I probably made Diana Garrett, who does PR for Ketchum and was happily not on the clock that night, just enjoying the premiere, and Peter "I do research" Crosta uncomfortable with my observance that they were one letter away from my parents. Let's hope it wasn't a first date. Or a date at all. Let's move on, I'm uncomfortable all over again.
I was very excited to meet the producers behind "Todd Margaret," Jane Bell and Clelia Mountford. It's a rare opportunity to meet the inner production circle, and I felt nervous for them. I just can't imagine sitting in a full auditorium of your peers, fans, and critics while something I created plays. It's got to feel like everyone is watching you in the bathroom. I wished them luck and let them know that I had already seen some positive Twitter buzz about the show. OK so maybe I saw one tweet, but I felt it was my duty to ease any of their anxiety.
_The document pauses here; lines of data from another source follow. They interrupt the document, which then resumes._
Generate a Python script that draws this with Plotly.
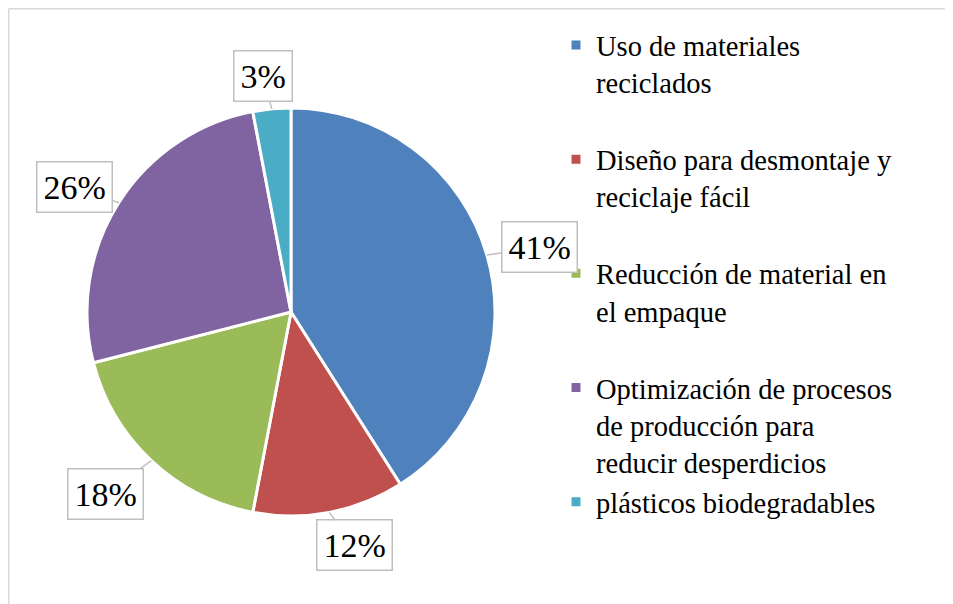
import math
import plotly.graph_objects as go

categories = [
    "Uso de materiales<br>reciclados<br> ",
    "Diseño para desmontaje y<br>reciclaje fácil<br> ",
    "Reducción de material en<br>el empaque<br> ",
    "Optimización de procesos<br>de producción para<br>reducir desperdicios",
    "plásticos biodegradables",
]
values = [41, 12, 18, 26, 3]
colors = ["#4F81BD", "#C0504D", "#9BBB59", "#8064A2", "#4BACC6"]
label_offsets = [(53, -8), (25, 33), (-46, 33), (-44, -16), (-9, -33)]

W, H = 953, 604
# page body has an 8px margin; positions below are in figure pixels
cx, cy, r = 283, 304, 204

fig = go.Figure()
fig.add_trace(go.Pie(
    labels=categories,
    values=values,
    sort=False,
    direction="clockwise",
    rotation=0,
    marker=dict(colors=colors, line=dict(color="white", width=3)),
    textinfo="none",
    hoverinfo="label+percent",
    domain=dict(x=[(cx - r) / W, (cx + r) / W], y=[1 - (cy + r) / H, 1 - (cy - r) / H]),
))

total = sum(values)
cum = 0
annotations = []
for v, (ox, oy) in zip(values, label_offsets):
    mid = (cum + v / 2) / total * 2 * math.pi
    cum += v
    tx = cx + r * math.sin(mid)
    ty = cy - r * math.cos(mid)
    annotations.append(dict(
        x=tx / W, y=1 - ty / H, xref="paper", yref="paper",
        text=f"{round(v / total * 100)}%",
        showarrow=True, arrowhead=0, arrowwidth=1.5, arrowcolor="#bfbfbf",
        ax=ox, ay=oy, standoff=0,
        font=dict(family="Liberation Serif", size=34, color="black"),
        bgcolor="white", bordercolor="#bfbfbf", borderwidth=1.5, borderpad=6,
    ))

fig.update_layout(
    width=W, height=H,
    margin=dict(l=0, r=0, t=0, b=0),
    paper_bgcolor="white",
    plot_bgcolor="white",
    showlegend=True,
    legend=dict(
        x=548 / W, y=1 - 12 / H, xanchor="left", yanchor="top",
        font=dict(family="Liberation Serif", size=28.5, color="black"),
        valign="top", itemwidth=30, traceorder="normal",
        bgcolor="rgba(0,0,0,0)",
    ),
    annotations=annotations,
    shapes=[
        dict(type="line", xref="paper", yref="paper",
             x0=0.75 / W, x1=0.75 / W, y0=0, y1=1 - 0.75 / H,
             line=dict(color="#d9d9d9", width=1.5), layer="below"),
        dict(type="line", xref="paper", yref="paper",
             x0=0.75 / W, x1=1, y0=1 - 0.75 / H, y1=1 - 0.75 / H,
             line=dict(color="#d9d9d9", width=1.5), layer="below"),
    ],
)

fig.write_html("out.html")
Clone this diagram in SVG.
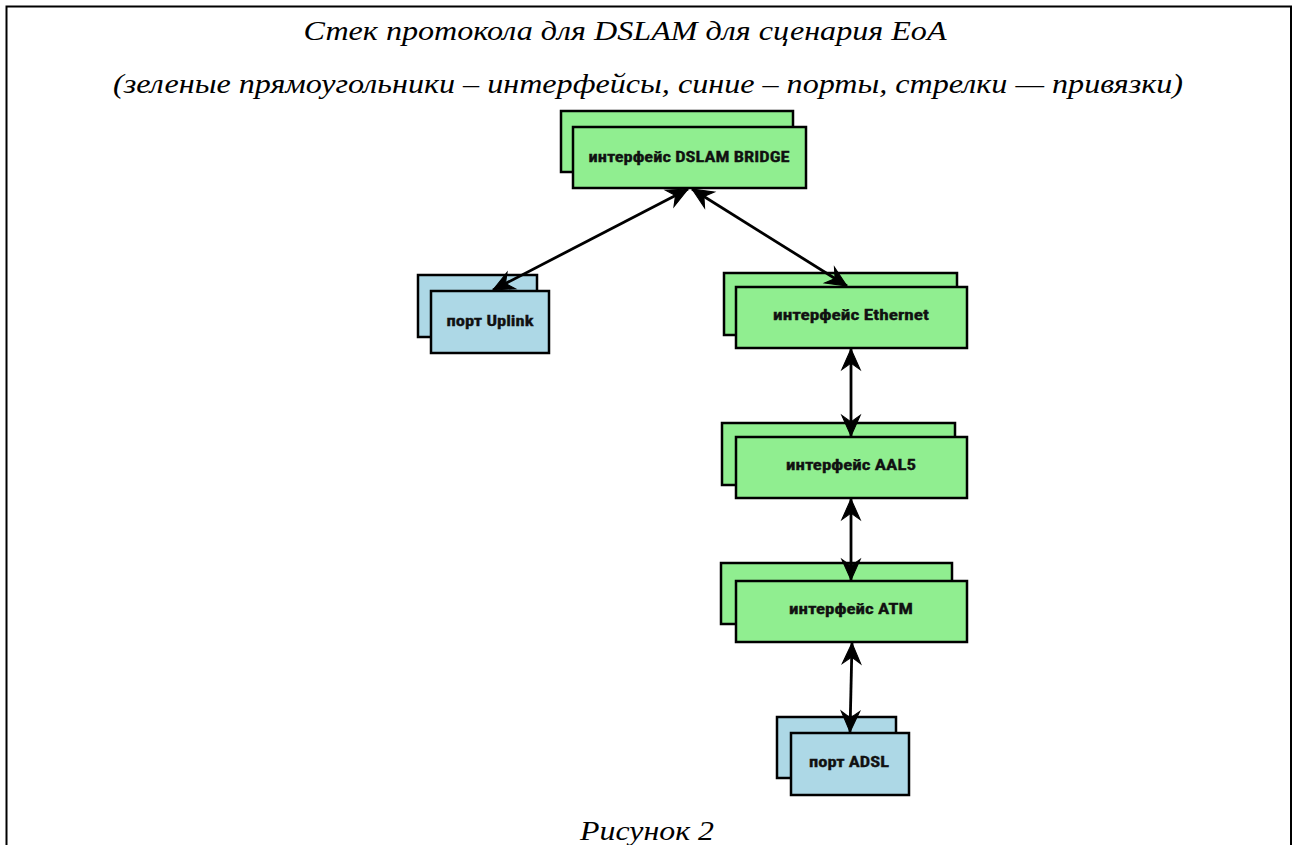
<svg xmlns="http://www.w3.org/2000/svg" width="1296" height="845" viewBox="0 0 1296 845">
<style>
.cap{font-family:"Liberation Serif","DejaVu Serif",serif;font-style:italic;font-size:28px;fill:#000;text-anchor:middle}
.g{fill:#90EE90;stroke:#000;stroke-width:2.5}
.b{fill:#ADD8E6;stroke:#000;stroke-width:2.5}
.lbl{font-family:"Liberation Sans Narrow","Roboto Condensed","Liberation Sans",sans-serif;font-weight:bold;font-size:15.5px;fill:#111;text-anchor:middle;stroke:#111;stroke-width:0.3}
.c{stroke:#000;stroke-width:2.8;fill:none;marker-start:url(#ah);marker-end:url(#ah)}
</style>
<defs>
<marker id="ah" markerUnits="userSpaceOnUse" markerWidth="26" markerHeight="26" viewBox="-22 -11 24 22" refX="0" refY="0" orient="auto-start-reverse" overflow="visible">
<path d="M0,0 L-19,-8.5 L-13,0 L-19,8.5 z" fill="#000" stroke="#000" stroke-width="1"/>
</marker>
</defs>
<rect width="1296" height="845" fill="#fff"/>
<path d="M6.5,845 V6.5 H1291 V845" fill="none" stroke="#000" stroke-width="2"/>
<text class="cap" x="625" y="40" textLength="643" lengthAdjust="spacingAndGlyphs">Стек протокола для DSLAM для сценария EoA</text>
<text class="cap" x="648" y="93" textLength="1070" lengthAdjust="spacingAndGlyphs">(зеленые прямоугольники – интерфейсы, синие – порты, стрелки — привязки)</text>
<text class="cap" x="647" y="840" textLength="134" lengthAdjust="spacingAndGlyphs">Рисунок 2</text>
<g id="bridge">
<rect class="g" x="561" y="111" width="232" height="61"/>
<rect class="g" x="573" y="127" width="233" height="61"/>
<text class="lbl" x="689" y="162" textLength="201" lengthAdjust="spacingAndGlyphs">интерфейс DSLAM BRIDGE</text>
</g>
<g id="uplink">
<rect class="b" x="418" y="275" width="119" height="62"/>
<rect class="b" x="431" y="291" width="118" height="62"/>
<text class="lbl" x="490" y="326" textLength="87" lengthAdjust="spacingAndGlyphs">порт Uplink</text>
</g>
<g id="ethernet">
<rect class="g" x="724" y="273" width="233" height="62"/>
<rect class="g" x="736" y="287" width="231" height="61"/>
<text class="lbl" x="851" y="320" textLength="156" lengthAdjust="spacingAndGlyphs">интерфейс Ethernet</text>
</g>
<g id="aal5">
<rect class="g" x="722" y="423" width="233" height="62"/>
<rect class="g" x="736" y="437" width="231" height="61"/>
<text class="lbl" x="851" y="470" textLength="130" lengthAdjust="spacingAndGlyphs">интерфейс AAL5</text>
</g>
<g id="atm">
<rect class="g" x="721" y="563" width="231" height="61"/>
<rect class="g" x="736" y="581" width="231" height="61"/>
<text class="lbl" x="851" y="614" textLength="124" lengthAdjust="spacingAndGlyphs">интерфейс ATM</text>
</g>
<g id="adsl">
<rect class="b" x="777" y="717" width="119" height="61"/>
<rect class="b" x="791" y="733" width="118" height="62"/>
<text class="lbl" x="849" y="767" textLength="80" lengthAdjust="spacingAndGlyphs">порт ADSL</text>
</g>
<g id="connectors">
<line class="c" x1="688" y1="189" x2="493" y2="290"/>
<line class="c" x1="692" y1="189" x2="847" y2="286"/>
<line class="c" x1="851" y1="349" x2="851" y2="436"/>
<line class="c" x1="851" y1="499" x2="851" y2="580"/>
<line class="c" x1="852" y1="643" x2="850" y2="732"/>
</g>
</svg>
By far the funniest discovery of the night were winners. Two, (punch)drunk, guffawing, boisterous womenintroduced themselves: "We'RE WINNERS!" I laughed, happy that at least two people in this very stiff-upper-lip crowd were thoroughly enjoying themselves. Graphic Designer Kris Snider and Cheryl "I'm just a winner" Mogavert won the Urban Outfitters Todd Margaret Sweepstakes. They were hilarious and appeared to be wrangled by IFC's Luis Vasquez (who they called "cute") and Bottle Rocket Marketing's Ann Marie Des Lauriers.
Before heading into the premiere, I met Registered Nurse Nick Montella and Screenwriter Ed Dougherty. I smell an ABC Sitcom. Dougherty's current project is "Merciless" (with goldcircle), a remake of a Danish horror film. Oh, I also found the very dapper foursome of Craig Park from IFC, Nikki Feniello of IFC/Sundance, Mike Williams of IFC/Sundance, and Kevin Lanning of IFC/Sundance.
It's annoying to watch TV (and movies) with me because predictability makes me want to shave my head, rub it with a cheese grater, and shampoo with witch hazel laced with lemon juice. I like kooky, offbeat and weird, which is probably why I am a fan of IFC. But, I guess I still don't have that cultivated British humor bone. The original "The Office" makes me cringe; there is nothing redeemable about even the most likable characters on that show. I don't want to watch 30 minutes of TV where I can't root for anyone. I'm even rooting for the drug dealers in "Breaking Bad" sometimes.
"Todd Margaret" seems to be an attempt to meld the two sensibilities, with poor Todd as the clod who lied and has to continue the lie to the point where in episode 2 it's already clichéd, his new boss played by Will Arnett who is unnaturally crude for shock value, his horrid hooligan assistant who is just plain mean, and the Catherine Keener-esque café owner who is passionate about molecular gastronomy, and is sympathetic to nearly likable Todd Margaret -- but only just up to the point where he screws it up, which isn't a shock to anyone. I do love David Cross' face, though; he reminds me of a little woodland creature.
Spoiler alert: I found myself laughing the hardest when the cat died.
I'll definitely give it two more shots; I mean, I'm still torturing myself with "Mad Men." I feel like I owe David Cross a second chance anyway since when Matt Van Hoven and I tried to make a sneaky hasty retreat before the Q&A got cranking, Matt knocked over a plastic mug, sending it loudly clanking down the aisle, which prompted David Cross to stop mid-sentence, look up and announce straight-faced "that's rude," which dumped the audience into buckets of laughter and me into a red pile of giggling embarrassment. And then we ran away.
Thank you, IFC, for yet another fun and memorable evening. Keep 'em coming.